* **Record excerpts**
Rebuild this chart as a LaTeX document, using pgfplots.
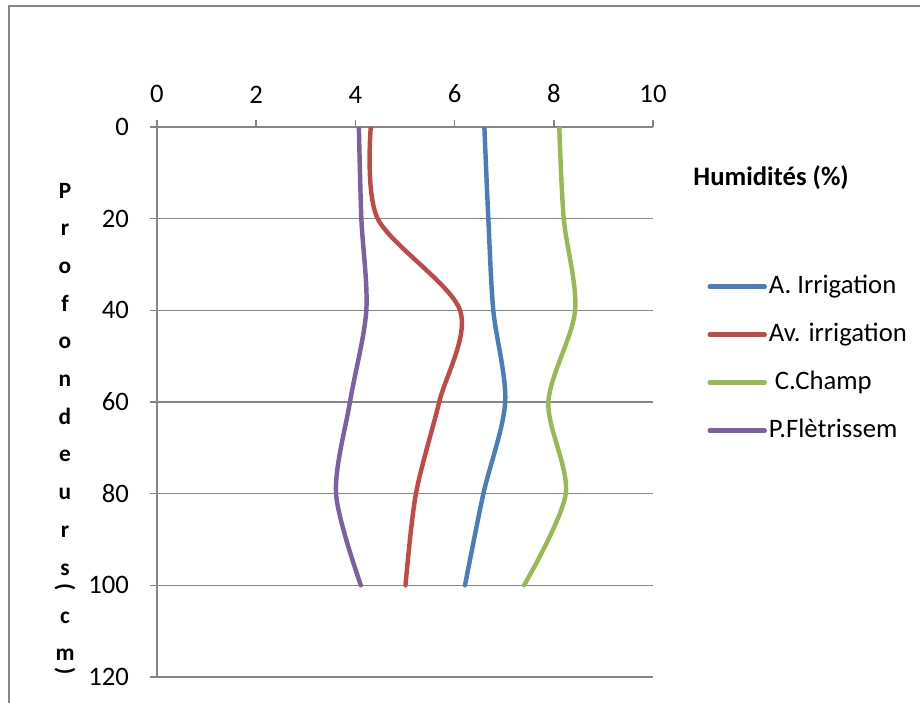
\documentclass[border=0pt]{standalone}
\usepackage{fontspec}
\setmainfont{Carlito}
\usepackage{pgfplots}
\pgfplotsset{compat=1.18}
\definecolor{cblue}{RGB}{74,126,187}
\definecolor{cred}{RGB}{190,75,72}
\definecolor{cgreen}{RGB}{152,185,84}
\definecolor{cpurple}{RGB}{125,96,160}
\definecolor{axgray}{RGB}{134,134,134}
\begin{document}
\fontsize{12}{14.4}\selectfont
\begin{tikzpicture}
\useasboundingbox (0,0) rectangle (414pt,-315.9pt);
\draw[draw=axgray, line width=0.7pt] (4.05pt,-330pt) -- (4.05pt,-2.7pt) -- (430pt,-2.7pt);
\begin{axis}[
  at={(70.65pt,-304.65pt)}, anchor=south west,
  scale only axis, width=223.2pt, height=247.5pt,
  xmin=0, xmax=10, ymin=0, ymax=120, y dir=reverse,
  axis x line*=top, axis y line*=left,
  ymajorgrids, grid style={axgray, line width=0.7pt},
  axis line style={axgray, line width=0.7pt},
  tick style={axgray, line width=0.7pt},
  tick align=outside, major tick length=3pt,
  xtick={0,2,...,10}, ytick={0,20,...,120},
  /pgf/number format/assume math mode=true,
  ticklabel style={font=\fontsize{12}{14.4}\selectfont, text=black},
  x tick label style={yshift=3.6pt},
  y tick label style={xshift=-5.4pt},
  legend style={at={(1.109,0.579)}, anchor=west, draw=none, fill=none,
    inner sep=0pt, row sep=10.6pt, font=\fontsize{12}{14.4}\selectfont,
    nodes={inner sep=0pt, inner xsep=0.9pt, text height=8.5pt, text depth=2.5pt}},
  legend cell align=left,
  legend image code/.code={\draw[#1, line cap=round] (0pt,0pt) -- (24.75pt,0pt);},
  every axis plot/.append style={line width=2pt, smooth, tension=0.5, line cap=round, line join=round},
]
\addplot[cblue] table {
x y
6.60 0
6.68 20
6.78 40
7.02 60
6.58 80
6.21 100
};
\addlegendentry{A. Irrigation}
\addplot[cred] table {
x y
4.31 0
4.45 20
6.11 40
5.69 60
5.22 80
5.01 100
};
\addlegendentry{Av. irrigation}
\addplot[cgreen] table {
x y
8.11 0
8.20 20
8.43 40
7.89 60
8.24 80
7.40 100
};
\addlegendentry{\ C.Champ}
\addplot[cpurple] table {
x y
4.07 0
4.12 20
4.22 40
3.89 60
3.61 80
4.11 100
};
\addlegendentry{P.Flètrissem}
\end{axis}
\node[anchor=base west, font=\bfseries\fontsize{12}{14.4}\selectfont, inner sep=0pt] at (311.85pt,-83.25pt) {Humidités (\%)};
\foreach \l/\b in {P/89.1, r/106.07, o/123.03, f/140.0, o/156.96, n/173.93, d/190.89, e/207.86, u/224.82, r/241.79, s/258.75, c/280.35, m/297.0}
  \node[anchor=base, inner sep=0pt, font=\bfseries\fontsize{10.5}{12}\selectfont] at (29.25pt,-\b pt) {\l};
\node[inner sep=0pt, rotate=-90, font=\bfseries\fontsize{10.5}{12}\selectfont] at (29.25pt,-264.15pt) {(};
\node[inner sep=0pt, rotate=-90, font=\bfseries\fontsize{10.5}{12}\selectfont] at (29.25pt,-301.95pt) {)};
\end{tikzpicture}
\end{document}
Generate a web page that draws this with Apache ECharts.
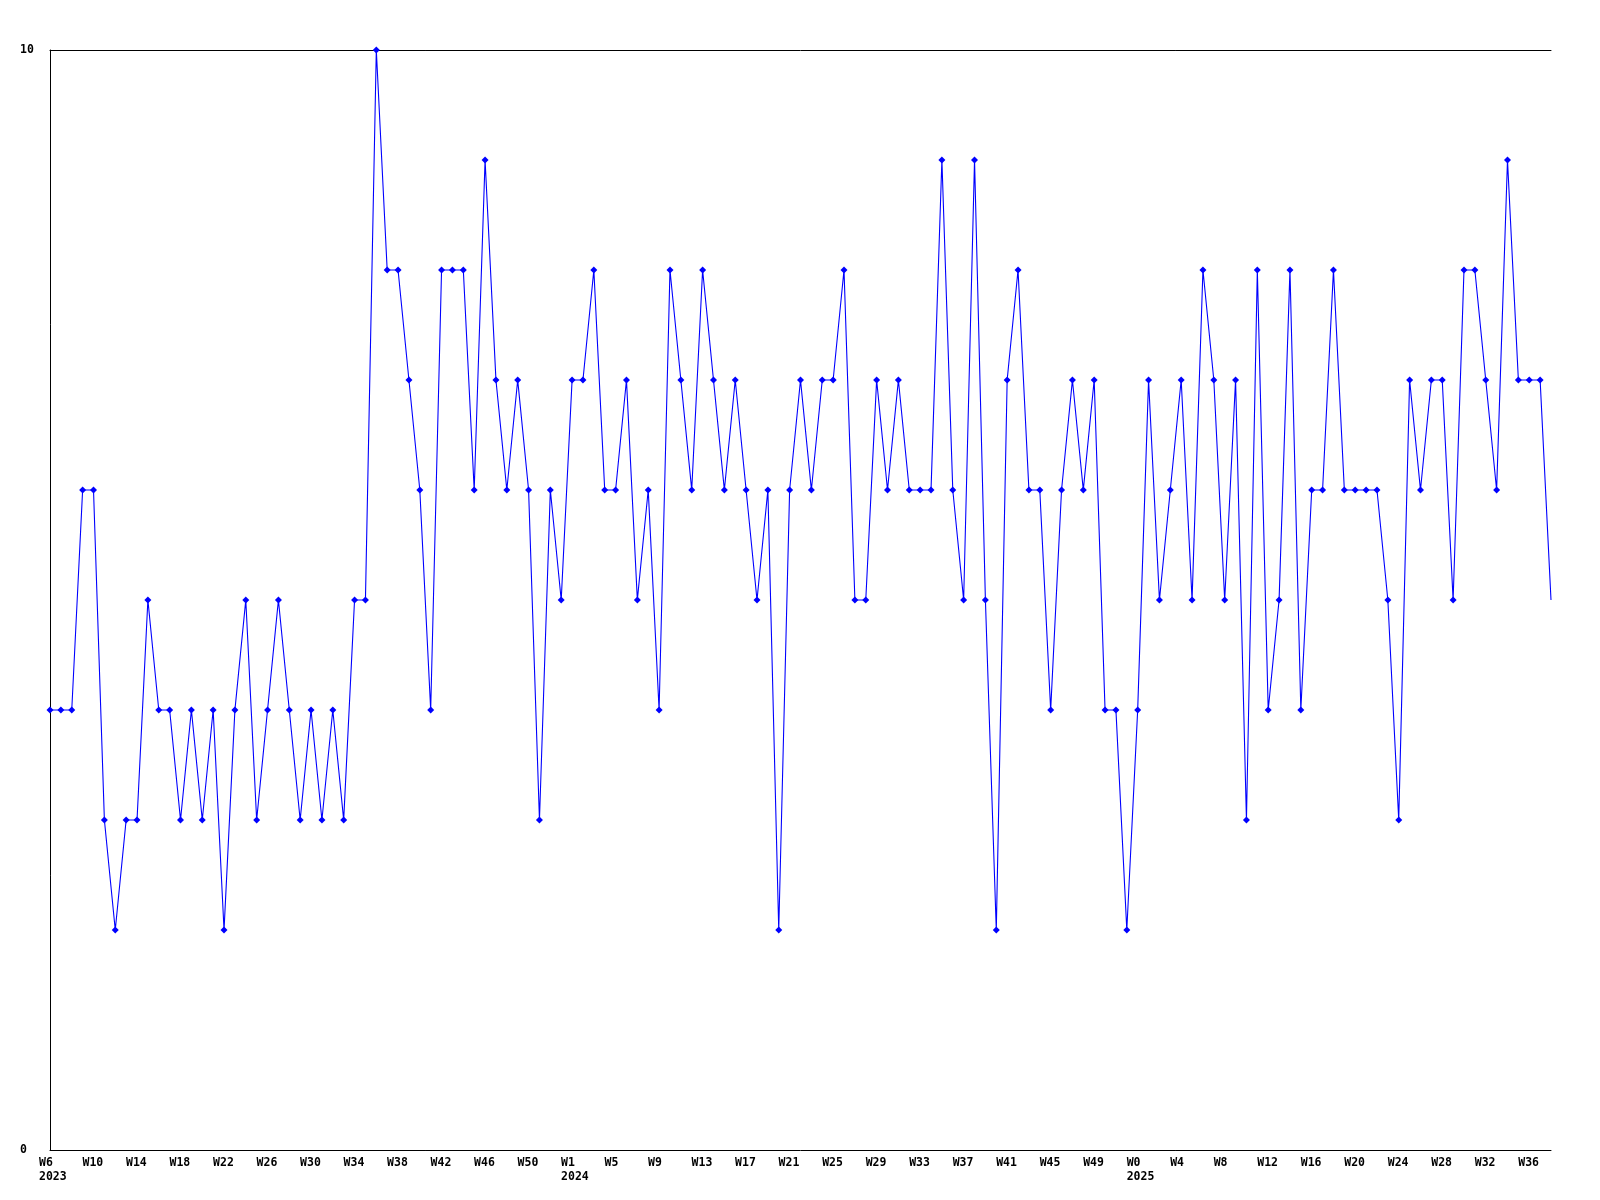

* **The request**
Every record must be copied exactly, with images dropped from the result.

* **Correct answer**
Rebuild this chart as a LaTeX document, using pgfplots.
\documentclass[border=0pt]{standalone}
\usepackage{fontspec}
\setmainfont{Carlito}
\usepackage{pgfplots}
\pgfplotsset{compat=1.18}
\definecolor{cblue}{RGB}{74,126,187}
\definecolor{cred}{RGB}{190,75,72}
\definecolor{cgreen}{RGB}{152,185,84}
\definecolor{cpurple}{RGB}{125,96,160}
\definecolor{axgray}{RGB}{134,134,134}
\begin{document}
\fontsize{12}{14.4}\selectfont
\begin{tikzpicture}
\useasboundingbox (0,0) rectangle (414pt,-315.9pt);
\draw[draw=axgray, line width=0.7pt] (4.05pt,-330pt) -- (4.05pt,-2.7pt) -- (430pt,-2.7pt);
\begin{axis}[
  at={(70.65pt,-304.65pt)}, anchor=south west,
  scale only axis, width=223.2pt, height=247.5pt,
  xmin=0, xmax=10, ymin=0, ymax=120, y dir=reverse,
  axis x line*=top, axis y line*=left,
  ymajorgrids, grid style={axgray, line width=0.7pt},
  axis line style={axgray, line width=0.7pt},
  tick style={axgray, line width=0.7pt},
  tick align=outside, major tick length=3pt,
  xtick={0,2,...,10}, ytick={0,20,...,120},
  /pgf/number format/assume math mode=true,
  ticklabel style={font=\fontsize{12}{14.4}\selectfont, text=black},
  x tick label style={yshift=3.6pt},
  y tick label style={xshift=-5.4pt},
  legend style={at={(1.109,0.579)}, anchor=west, draw=none, fill=none,
    inner sep=0pt, row sep=10.6pt, font=\fontsize{12}{14.4}\selectfont,
    nodes={inner sep=0pt, inner xsep=0.9pt, text height=8.5pt, text depth=2.5pt}},
  legend cell align=left,
  legend image code/.code={\draw[#1, line cap=round] (0pt,0pt) -- (24.75pt,0pt);},
  every axis plot/.append style={line width=2pt, smooth, tension=0.5, line cap=round, line join=round},
]
\addplot[cblue] table {
x y
6.60 0
6.68 20
6.78 40
7.02 60
6.58 80
6.21 100
};
\addlegendentry{A. Irrigation}
\addplot[cred] table {
x y
4.31 0
4.45 20
6.11 40
5.69 60
5.22 80
5.01 100
};
\addlegendentry{Av. irrigation}
\addplot[cgreen] table {
x y
8.11 0
8.20 20
8.43 40
7.89 60
8.24 80
7.40 100
};
\addlegendentry{\ C.Champ}
\addplot[cpurple] table {
x y
4.07 0
4.12 20
4.22 40
3.89 60
3.61 80
4.11 100
};
\addlegendentry{P.Flètrissem}
\end{axis}
\node[anchor=base west, font=\bfseries\fontsize{12}{14.4}\selectfont, inner sep=0pt] at (311.85pt,-83.25pt) {Humidités (\%)};
\foreach \l/\b in {P/89.1, r/106.07, o/123.03, f/140.0, o/156.96, n/173.93, d/190.89, e/207.86, u/224.82, r/241.79, s/258.75, c/280.35, m/297.0}
  \node[anchor=base, inner sep=0pt, font=\bfseries\fontsize{10.5}{12}\selectfont] at (29.25pt,-\b pt) {\l};
\node[inner sep=0pt, rotate=-90, font=\bfseries\fontsize{10.5}{12}\selectfont] at (29.25pt,-264.15pt) {(};
\node[inner sep=0pt, rotate=-90, font=\bfseries\fontsize{10.5}{12}\selectfont] at (29.25pt,-301.95pt) {)};
\end{tikzpicture}
\end{document}
Generate a web page that draws this with Apache ECharts.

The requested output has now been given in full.